President Bush's recent State of the Union address has awakened environmental activists such as they haven't been for some time. They are concerned not by what he said but by the lack of public reaction to what he did not say.

He spoke of the nation's problems and the dangers it faces, particularly in regard to national security, but he gave no indication that he recognizes the dangers of global warming that threaten not just this nation but the lives of all living things on the face of the Earth.

Surely it has been brought to his attention that scientists are increasingly alarmed over the rapidity with which the environment worldwide is being poisoned by the refuse of human endeavor. Climate change and the extinction of species are the focus of their deep concern, and they warn that there is no time to spare if we are to save planet Earth. Some say that unless we begin a major effort by the end of this century, further efforts will be too late.

However, it is not just Bush's failure to express any interest in this crisis that bothers the environmentalists; it is the fact that the news media has made little of the omission and there was no indication that the public in any way was aroused by it.

Now it could be, of course, that the environmentally conscious public simply did not expect more from President Bush than it got in his message. Perhaps there simply was no space for more despair in their reaction.

It must be noted that not only is the Republican leadership not indicating any recognition of the crisis, but the issue has not gotten much attention from the candidates in the Democratic primary race.

Now, concerned environmentalists have been dealt another blow, as Ralph Nader made his announcement that he would again run for president, this time as an independent.

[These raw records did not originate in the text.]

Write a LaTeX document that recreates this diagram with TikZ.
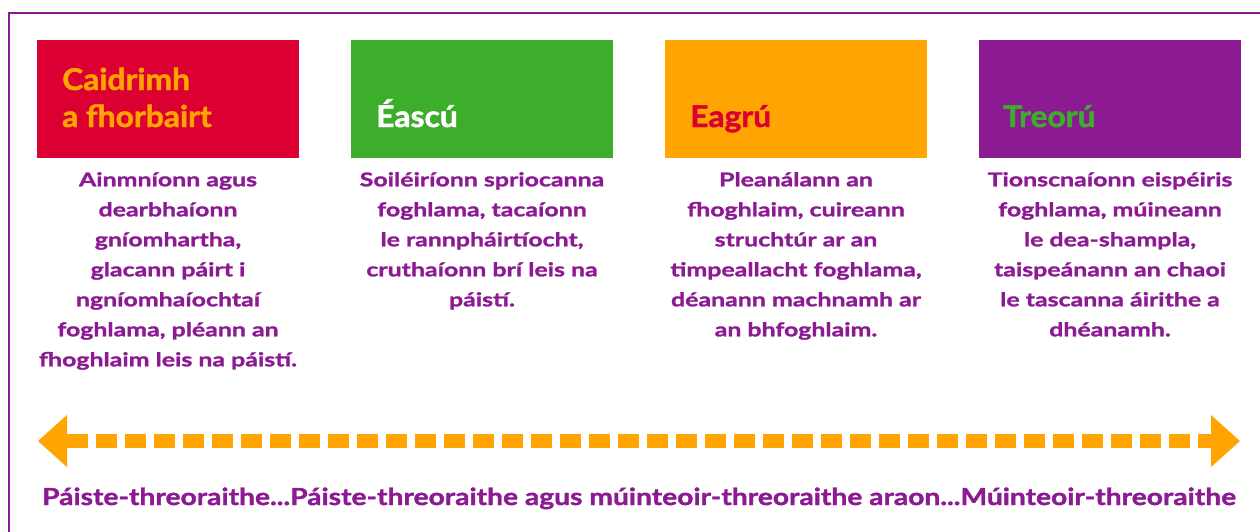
\documentclass[tikz,border=0pt]{standalone}
\usepackage{fontspec}
\setmainfont{Lato}
\newfontfamily\titlefont{Lato}[FakeStretch=1.06, FakeBold=1.5]
\newfontfamily\bodyfont{Lato}[FakeStretch=1.31, FakeBold=1.5]
\newfontfamily\spanfont{Lato}[FakeStretch=1.2, FakeBold=1.5]
\usetikzlibrary{arrows.meta, positioning}
\definecolor{fbred}{HTML}{DC0032}
\definecolor{fbgreen}{HTML}{3DAE2B}
\definecolor{fborange}{HTML}{FFA400}
\definecolor{fbpurple}{HTML}{8B1A93}

\begin{document}
\begin{tikzpicture}[x=1pt, y=-1pt,
	frame/.style={draw=fbpurple, line width=2.5pt},
	stage/.style={minimum width=262pt, minimum height=118pt, inner sep=0pt},
	stagetitle/.style={anchor=base west, inner sep=0pt, align=left, font=\titlefont\fontsize{30}{37}\selectfont\bfseries},
	stagetext/.style={anchor=north, inner sep=0pt, align=center, text=fbpurple, font=\bodyfont\fontsize{19}{30}\selectfont\bfseries},
	span/.style={draw=fborange, line width=14pt, dash pattern=on 21pt off 8pt,
		{Triangle[length=29pt, width=52pt, line width=0pt]}-{Triangle[length=29pt, width=52pt, line width=0pt]}},
	spantext/.style={anchor=base, inner sep=0pt, text=fbpurple, font=\spanfont\fontsize{23.5}{28}\selectfont\bfseries}]
				\useasboundingbox (0,0) rectangle (1260,531);
				\clip (0,0) rectangle (1260,531);
				\draw[frame] (9,13) rectangle (1275,550);

				\node[stage, fill=fbred] (caidrimh) at (168,99) {};
				\node[stagetitle, text=fborange] (caidrimhtitle) at (62,127) {Caidrimh\\a fhorbairt};
				\node[stagetext] (caidrimhtext) at (168,172) {Ainmníonn agus\\dearbhaíonn\\gníomhartha,\\glacann páirt i\\ngníomhaíochtaí\\foghlama, pléann an\\fhoghlaim leis na páistí.};

				\node[stage, fill=fbgreen] (eascu) at (482,99) {};
				\node[stagetitle, text=white] (eascutitle) at (376,127) {Éascú};
				\node[stagetext] (eascutext) at (482,172) {Soiléiríonn spriocanna\\foghlama, tacaíonn\\le rannpháirtíocht,\\cruthaíonn brí leis na\\páistí.};

				\node[stage, fill=fborange] (eagru) at (796,99) {};
				\node[stagetitle, text=fbred] (eagrutitle) at (690,127) {Eagrú};
				\node[stagetext] (eagrutext) at (796,172) {Pleanálann an\\fhoghlaim, cuireann\\struchtúr ar an\\timpeallacht foghlama,\\déanann machnamh ar\\an bhfoghlaim.};

				\node[stage, fill=fbpurple] (treoru) at (1110,99) {};
				\node[stagetitle, text=fbgreen] (treorutitle) at (1003,127) {Treorú};
				\node[stagetext] (treorutext) at (1110,172) {Tionscnaíonn eispéiris\\foghlama, múineann\\le dea-shampla,\\taispeánann an chaoi\\le tascanna áirithe a\\dhéanamh.};

				\coordinate (childled) at (38,441);
				\coordinate (teacherled) at (1240,441);
				\draw[span] (childled) -- (teacherled);
				\node[spantext] (spanlabel) at (639,505) {Páiste-threoraithe...Páiste-threoraithe agus múinteoir-threoraithe araon...Múinteoir-threoraithe};
\end{tikzpicture}
\end{document}
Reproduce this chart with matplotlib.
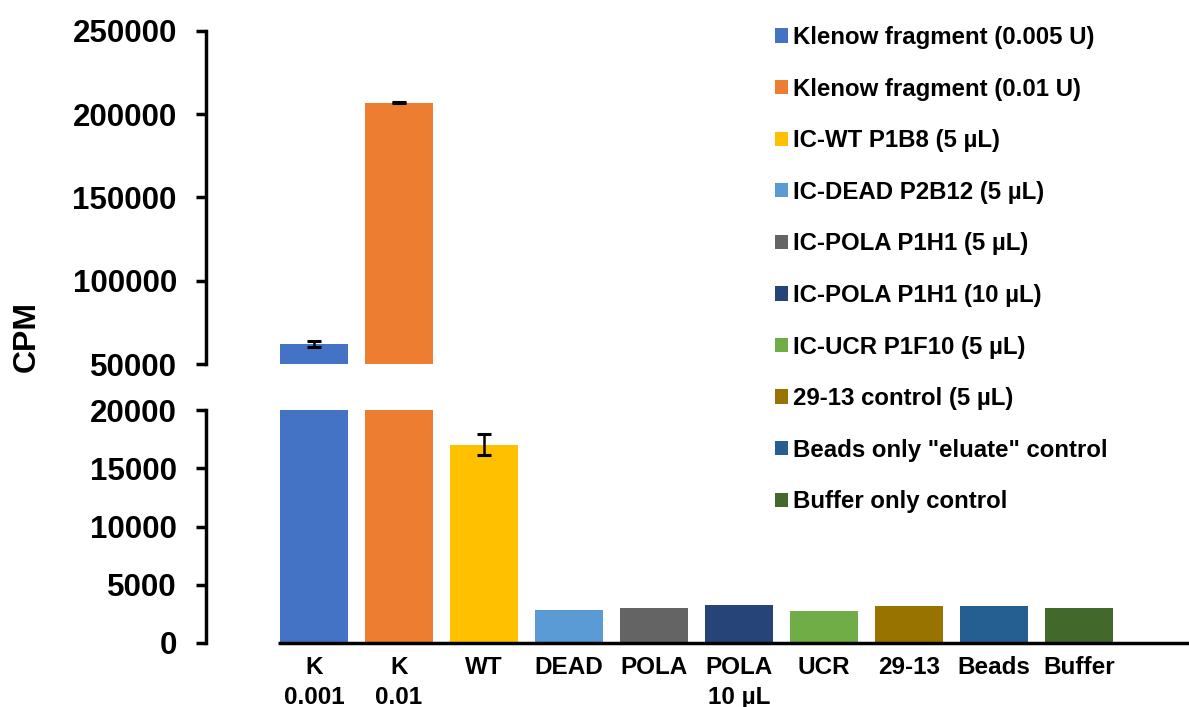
import numpy as np
import matplotlib
matplotlib.use('Agg')
import matplotlib.pyplot as plt
from matplotlib.patches import Patch

plt.rcParams['font.family'] = ['Liberation Sans', 'DejaVu Sans']
plt.rcParams['font.weight'] = 'bold'

# data
short_labels = ['K\n0.001', 'K\n0.01', 'WT', 'DEAD', 'POLA', 'POLA\n10 µL',
                'UCR', '29-13', 'Beads', 'Buffer']
legend_labels = ['Klenow fragment (0.005 U)', 'Klenow fragment (0.01 U)',
                 'IC-WT P1B8 (5 µL)', 'IC-DEAD P2B12 (5 µL)', 'IC-POLA P1H1 (5 µL)',
                 'IC-POLA P1H1 (10 µL)', 'IC-UCR P1F10 (5 µL)', '29-13 control (5 µL)',
                 'Beads only "eluate" control', 'Buffer only control']
cpm = [62000, 206900, 17000, 2850, 3020, 3280, 2760, 3190, 3190, 3000]
cpm_err = [1800, 300, 900, 0, 0, 0, 0, 0, 0, 0]
colors = ['#4472C4', '#ED7D31', '#FFC000', '#5B9BD5', '#646464',
          '#264478', '#70AD47', '#997300', '#255E91', '#43682B']

W, H = 1189, 707
fig = plt.figure(figsize=(W / 100, H / 100), dpi=100)

x = np.arange(len(cpm))
xl, xr = (206 - 314) / 85, (W - 314) / 85

# top (broken) axis and bottom axis
ax_top = fig.add_axes([206 / W, 1 - 364 / H, (W - 206) / W, (364 - 30.7) / H])
ax_bot = fig.add_axes([206 / W, 1 - 643 / H, (W - 206) / W, (643 - 410) / H])

for ax in (ax_top, ax_bot):
    ax.bar(x, cpm, width=0.8, color=colors)
    ax.errorbar(x[:3], cpm[:3], yerr=cpm_err[:3], fmt='none', ecolor='black',
                elinewidth=1.8, capsize=5, capthick=2.2)
    ax.set_xlim(xl, xr)
    for s in ('top', 'right', 'bottom'):
        ax.spines[s].set_visible(False)
    ax.spines['left'].set_linewidth(2.5)
    ax.tick_params(axis='y', direction='out', length=7, width=2.5,
                   labelsize=22.5, pad=14)

ax_top.set_ylim(50000, 250000)
ax_top.set_yticks(np.arange(50000, 250001, 50000))
ax_top.set_xticks([])

ax_bot.set_ylim(0, 20000)
ax_bot.set_yticks(np.arange(0, 20001, 5000))
ax_bot.set_xticks(x)
ax_bot.set_xticklabels(short_labels, fontsize=17.5, linespacing=1.4)
ax_bot.tick_params(axis='x', length=0, pad=9)
ax_bot.hlines(0, -0.42, xr, color='black', linewidth=2.5, clip_on=False)

fig.text(27 / W, 1 - 336 / H, 'CPM', rotation=90, ha='center', va='center',
         fontsize=23, fontweight='bold')

handles = [Patch(facecolor=c) for c in colors]
fig.legend(handles, legend_labels, loc='upper left',
           bbox_to_anchor=(775 / W, 1 - 26 / H), frameon=False,
           fontsize=17.3, handlelength=0.54, handleheight=0.54, handletextpad=0.2,
           labelspacing=1.19, borderpad=0, borderaxespad=0)

fig.savefig('out.png', dpi=100)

Nader decades ago was an early and valiant leader in the environmental battle, but as he tried to explain his ill-conceived candidacy to Tim Russert on "Meet the Press" last Sunday, he gave the environment a mere passing reference in his list of the nation's problems.

The environmental issue might well gain importance in the general-election campaign. Judging from the Democratic candidates' brief statements during the primaries, it seems likely that the Democratic victor will at least promise to tackle the deterioration of the world's environment with the same priority, the same urgency that the scientists believe is necessary if humankind is to be saved from the destruction that they predict is imminent -- imminent, that is, in geologic time, perhaps a few centuries, more or less.

And this is one of the problems -- this geologic time frame. Most of us humans have difficulty focusing on what we might be doing a decade hence, let alone a century away when we don't expect to be around anyway. The disappearance of a few species of insects or tumbleweeds hardly excites us, although to scientists they are more benchmarks of our deteriorating environment.

This slow death of our environment is a constant, ongoing threat. Every second of every minute of every day, our Earth is literally wearing out because of our mistreatment of it. Most of the more popular news media report on this piecemeal deterioration only when the environment suffers a dramatic blow -- a major oil spill, for instance, or when a dense smog threatens the health of an entire region.

The politicians seeking office, including the president seeking re-election, are unlikely to give the environment the attention it deserves unless the people demand it. And the people aren't going to demand it unless somebody brings the problem, and particularly its urgency, to their attention.

The media has a responsibility on its shoulders whose importance cannot be exaggerated: to give the story of our deteriorating environment the attention it needs in order to alert the population to action. That action would demand that governments -- city, state and national -- generate and enforce the laws that can at least begin the immense job of cleaning up our lands, our seas and our air so that living things, including humans, shall not perish from the Earth.